LeetCode

题目：

Given n non-negative integers a₁, a₂, ..., a_n, where each represents a point at coordinate (i, a_i). n vertical lines are drawn such that the two endpoints of line i is at (i, a_i) and (i, 0). Find two lines, which together with x-axis forms a container, such that the container contains the most water.

Note: You may not slant the container.

思路：

1）两个for循环，遍历所有情况，时间O(n^2). 超时了.

package area;

public class ContainerWithMostWater {

    public int maxArea(int[] height) {
        int n = height.length;
        int maxArea = 0;
        for (int i = 0; i < n - 1; ++i) {
            for (int j = i + 1; j < n; ++i) {
                int area = Math.min(height[i], height[j]) * (j - i);
                if (maxArea < area)
                    maxArea = area;
            }
        }
        
        return maxArea;
    }
    
    public static void main(String[] args) {
        // TODO Auto-generated method stub

    }

}

2）用两边夹的方式解决。设A_ij为坐标(a_i, a_j)所圈定的区域面积，其中j > i，则A_ij = min(a_i, a_j)*(j - i)。

     如果a_i <= a_j，则对于i < k < j，有A_ik = min(a_i, a_k) * (k - i)。由于(k - i) < (j - i)，min(a_i, a_k) <= min(a_i, a_j) ，所以A_ik < A_ij. 这说明，j没必要往左移，这是只能让i往右移。
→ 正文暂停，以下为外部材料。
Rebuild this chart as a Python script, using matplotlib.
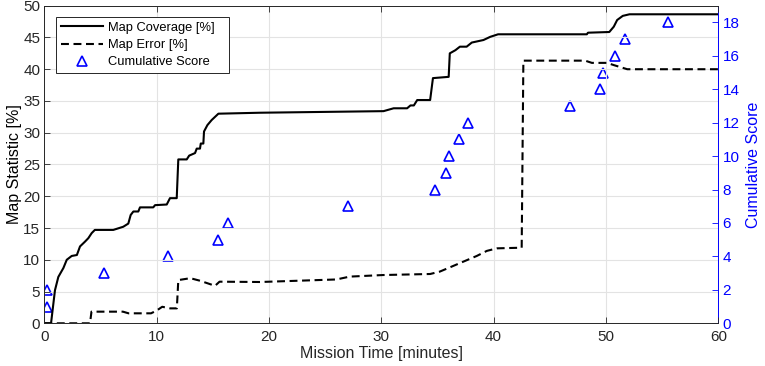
import matplotlib
matplotlib.use("Agg")
import matplotlib.pyplot as plt

plt.rcParams['font.family'] = ['Liberation Sans', 'DejaVu Sans']

# Map coverage [%] vs mission time [minutes]
cov_t = [0.0, 0.6, 0.95, 1.25, 1.7, 2.0, 2.44, 2.9, 3.18, 3.62, 3.92, 4.22, 4.5, 6.14, 7.03,
         7.48, 7.69, 7.93, 8.37, 8.52, 9.7, 9.86, 10.9, 11.19, 11.79, 11.93, 12.68, 12.9,
         13.42, 13.57, 13.86, 13.93, 14.16, 14.22, 14.52, 14.9, 15.5, 19.2, 30.2, 31.1,
         32.3, 32.6, 32.9, 33.2, 34.35, 34.6, 36.0, 36.1, 36.6, 37.0, 37.6, 38.06, 39.1,
         39.7, 40.4, 48.3, 48.4, 50.3, 50.7, 51.0, 51.5, 52.1, 60.0]
cov_v = [0.0, 0.0, 5.2, 7.3, 8.7, 10.0, 10.6, 10.75, 12.1, 12.85, 13.4, 14.2, 14.7, 14.7, 15.2,
         15.7, 17.05, 17.6, 17.6, 18.25, 18.25, 18.6, 18.7, 19.7, 19.7, 25.8, 25.8, 26.4,
         26.8, 27.5, 27.5, 28.3, 28.3, 30.2, 31.2, 32.0, 33.0, 33.15, 33.4, 33.85,
         33.85, 34.3, 34.3, 35.15, 35.15, 38.6, 38.8, 42.5, 43.0, 43.55, 43.55, 44.2, 44.6,
         45.1, 45.5, 45.5, 45.75, 45.86, 46.7, 47.75, 48.4, 48.65, 48.65]

# Map error [%]
err_t = [0.0, 4.07, 4.2, 7.0, 7.5, 9.5, 10.0, 10.5, 11.2, 11.8, 11.93, 13.0, 13.86, 15.2,
         15.6, 19.2, 26.0, 27.2, 30.2, 34.35, 35.2, 36.1, 37.3, 38.5, 39.4, 40.3, 42.5,
         42.65, 48.15, 48.75, 50.1, 50.7, 51.9, 60.0]
err_v = [0.0, 0.0, 1.83, 1.83, 1.57, 1.57, 2.0, 2.6, 2.35, 2.35, 6.8, 7.1, 6.7, 5.9,
         6.55, 6.5, 6.9, 7.35, 7.6, 7.76, 8.13, 8.8, 9.7, 10.6, 11.4, 11.8, 11.9,
         41.35, 41.35, 41.0, 41.0, 40.65, 40.0, 40.0]

# Cumulative score events
score_t = [0.2, 0.25, 5.3, 11.0, 15.47, 16.33, 27.0, 34.8, 35.77, 36.04, 36.9, 37.73,
           46.8, 49.5, 49.7, 50.8, 51.7, 55.5]
score_v = [1, 2, 3, 4, 5, 6, 7, 8, 9, 10, 11, 12, 13, 14, 15, 16, 17, 18]

x_ticks = [0, 10, 20, 30, 40, 50, 60]
y_ticks = [0, 5, 10, 15, 20, 25, 30, 35, 40, 45, 50]
y2_ticks = [0, 2, 4, 6, 8, 10, 12, 14, 16, 18]

axcol = '#262626'
blue = '#0000ff'

fig = plt.figure(figsize=(7.65, 3.66), dpi=100)
ax = fig.add_axes([0.0579, 0.1167, 0.8810, 0.8677])
ax2 = ax.twinx()

l1, = ax.plot(cov_t, cov_v, color='black', lw=1.5, label='Map Coverage [%]')
l2, = ax.plot(err_t, err_v, color='black', lw=1.5, linestyle=(0, (3.8, 2.2)),
              label='Map Error [%]')
l3, = ax2.plot(score_t, score_v, linestyle='none', marker='^', markersize=7,
               markerfacecolor='none', markeredgecolor=blue, markeredgewidth=1.2,
               label='Cumulative Score')

ax.set_xlim(0, 60)
ax.set_ylim(0, 50)
ax2.set_ylim(0, 19)
ax.set_xticks(x_ticks)
ax.set_yticks(y_ticks)
ax2.set_yticks(y2_ticks)

ax.grid(True, color='#e3e3e3', lw=0.8)
ax.set_axisbelow(True)

for a in (ax, ax2):
    a.tick_params(direction='in', length=4, width=0.6, labelsize=11)
ax.tick_params(axis='x', top=True, colors=axcol, labelcolor=axcol, pad=5)
ax.tick_params(axis='y', colors=axcol, labelcolor=axcol, pad=3)
ax2.tick_params(axis='y', colors=blue, labelcolor=blue, pad=3)

for s in ['left', 'bottom', 'top']:
    ax.spines[s].set_color(axcol)
    ax.spines[s].set_linewidth(0.7)
for s in ['left', 'bottom', 'top']:
    ax2.spines[s].set_visible(False)
ax.spines['right'].set_visible(False)
ax2.spines['right'].set_color(blue)
ax2.spines['right'].set_linewidth(0.7)

ax.set_xlabel('Mission Time [minutes]', fontsize=11.5, color=axcol, labelpad=1)
ax.set_ylabel('Map Statistic [%]', fontsize=11.5, color='black', labelpad=1)
ax2.set_ylabel('Cumulative Score', fontsize=11.5, color=blue, labelpad=5)

leg = ax.legend(handles=[l1, l2, l3], loc='upper left',
                bbox_to_anchor=(0.0174, 0.7955, 0.2567, 0.168), mode='expand',
                borderaxespad=0,
                fontsize=9.3, handlelength=3.3, handletextpad=0.4,
                labelspacing=0.4, numpoints=1, fancybox=False,
                framealpha=1, edgecolor=axcol, borderpad=0.35)
leg.get_frame().set_linewidth(0.7)
ax.set_zorder(ax2.get_zorder() + 1)
ax.patch.set_visible(False)

fig.savefig('out.png', dpi=100)
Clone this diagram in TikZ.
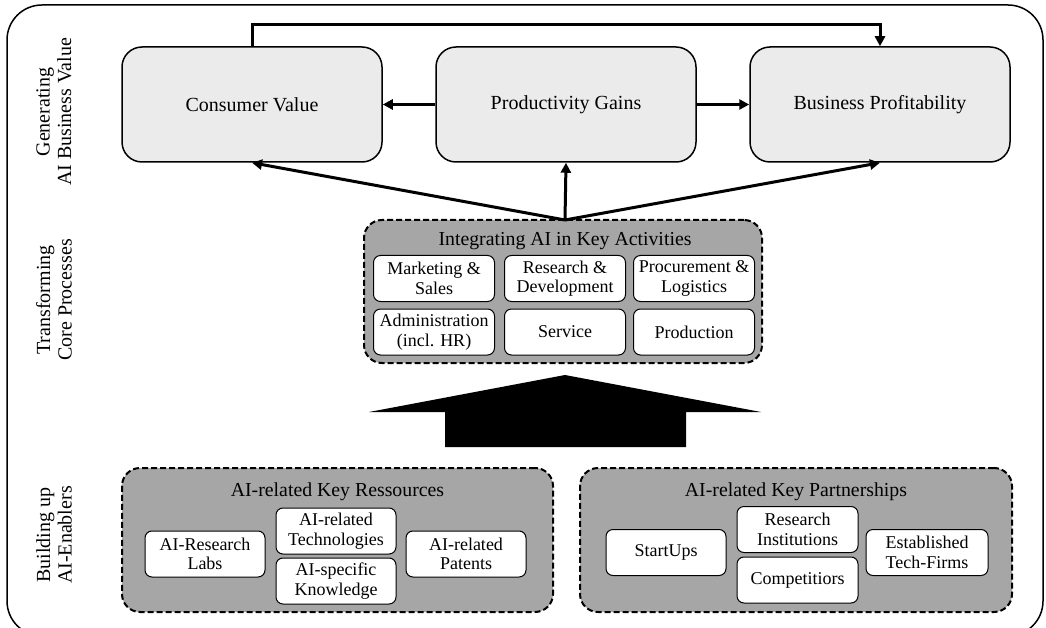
\documentclass[tikz,border=0pt]{standalone}
\usepackage{fontspec}
\setmainfont{Liberation Serif}
\usetikzlibrary{arrows.meta}
\definecolor{lightbox}{HTML}{EBEBEB}
\definecolor{groupgray}{HTML}{A6A6A6}
\begin{document}
\begin{tikzpicture}[x=1pt,y=-1pt,
  font=\fontsize{20}{22}\selectfont,
  topbox/.style={draw, line width=1.5pt, fill=lightbox, rounded corners=20pt, minimum width=260pt, minimum height=115pt, inner sep=0pt},
  group/.style={draw, line width=2pt, dash pattern=on 6pt off 3pt, fill=groupgray, rounded corners=18pt, inner sep=0pt},
  item/.style={draw, line width=1pt, fill=white, rounded corners=7pt, minimum width=121pt, minimum height=46pt, inner sep=1pt, align=center, font=\fontsize{18}{19.5}\selectfont},
  titletext/.style={inner sep=0pt, font=\fontsize{19.8}{21}\selectfont},
  sidelabel/.style={rotate=90, align=center, inner sep=0pt, font=\fontsize{20}{21.5}\selectfont},
  conn/.style={line width=3pt, -{Triangle[length=10pt,width=10pt]}}
]
\useasboundingbox (0,0) rectangle (1046,628);
\draw[line width=1.5pt, rounded corners=35pt] (7,5) rectangle (1043,636);

% side labels
\node[sidelabel] (l1) at (54,112) {Generating\\AI Business Value};
\node[sidelabel] (l2) at (54,300) {Transforming\\Core Processes};
\node[sidelabel] (l3) at (54,535) {Building up\\AI-Enablers};

% top boxes
\node[topbox] (cv) at (252,104.5) {Consumer Value};
\node[topbox] (pg) at (566,104.5) {Productivity Gains};
\node[topbox] (bp) at (880,104.5) {Business Profitability};

% middle group
\node[group, minimum width=398pt, minimum height=143pt] (ka) at (563,291.5) {};
\node[titletext] (kat) at (565,241) {Integrating AI in Key Activities};
\node[item] (ms) at (434,278.5) {Marketing \&\\Sales};
\node[item] (rd) at (565,278.5) {Research \&\\Development};
\node[item] (pl) at (694,278.5) {Procurement \&\\Logistics};
\node[item] (ad) at (434,332) {Administration\\(incl. HR)};
\node[item] (sv) at (565,332) {Service};
\node[item] (pr) at (694,332) {Production};

% connectors
\coordinate (kaTop) at (565,220);
\draw[conn] (kaTop) -- (cv.south);
\draw[conn] (kaTop) -- (pg.south);
\draw[conn] (kaTop) -- (bp.south);
\draw[conn] (pg.west) -- (cv.east);
\draw[conn] (pg.east) -- (bp.east -| bp.west);
\draw[conn] (cv.north) -- ++(0,-22) -| (bp.north);

% big arrow
\fill (565,375) -- (369,412) -- (445,412) -- (445,447) -- (686,447) -- (686,412) -- (761,412) -- cycle;

% bottom left group
\node[group, minimum width=431pt, minimum height=144pt] (kr) at (337.5,540) {};
\node[titletext] (krt) at (337.5,492) {AI-related Key Ressources};
\node[item, minimum width=120pt] (rl) at (205,554) {AI-Research\\Labs};
\node[item, minimum width=120pt] (tech) at (336,531) {AI-related\\Technologies};
\node[item, minimum width=120pt] (kn) at (336,581) {AI-specific\\Knowledge};
\node[item, minimum width=120pt] (pa) at (466,554) {AI-related\\Patents};

% bottom right group
\node[group, minimum width=432pt, minimum height=144pt] (kp) at (796,540) {};
\node[titletext] (kpt) at (796,492) {AI-related Key Partnerships};
\node[item, minimum width=120pt] (su) at (666,552.5) {StartUps};
\node[item, minimum width=121pt] (ri) at (797.5,529.5) {Research\\Institutions};
\node[item, minimum width=121pt] (co) at (797.5,580) {Competitiors};
\node[item, minimum width=122pt] (et) at (927,552.5) {Established\\Tech-Firms};
\end{tikzpicture}
\end{document}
     如果a_i > a_j，则对于i < k < j，有A_kj = min(a_k, a_j) * (j - k)。由于(j - k) < (j - i)，min(a_k, a_j) <= min(a_i, a_j) ，所以A_kj < A_ij. 这说明，i没必要往右移，这是只能让j往左移。

package area;

public class ContainerWithMostWater {

    public int maxArea(int[] height) {
        int n = height.length;
        int maxArea = 0;
        int i = 0;
        int j = n - 1;
        while (i < j) {
            int area = Math.min(height[i], height[j]) * (j - i);
            if (height[i] <= height[j]) 
                ++i;
            else 
                --j;            
            
            if (area > maxArea)
                maxArea = area;
        }
        
        return maxArea;
    }
    
    public static void main(String[] args) {
        // TODO Auto-generated method stub

    }

}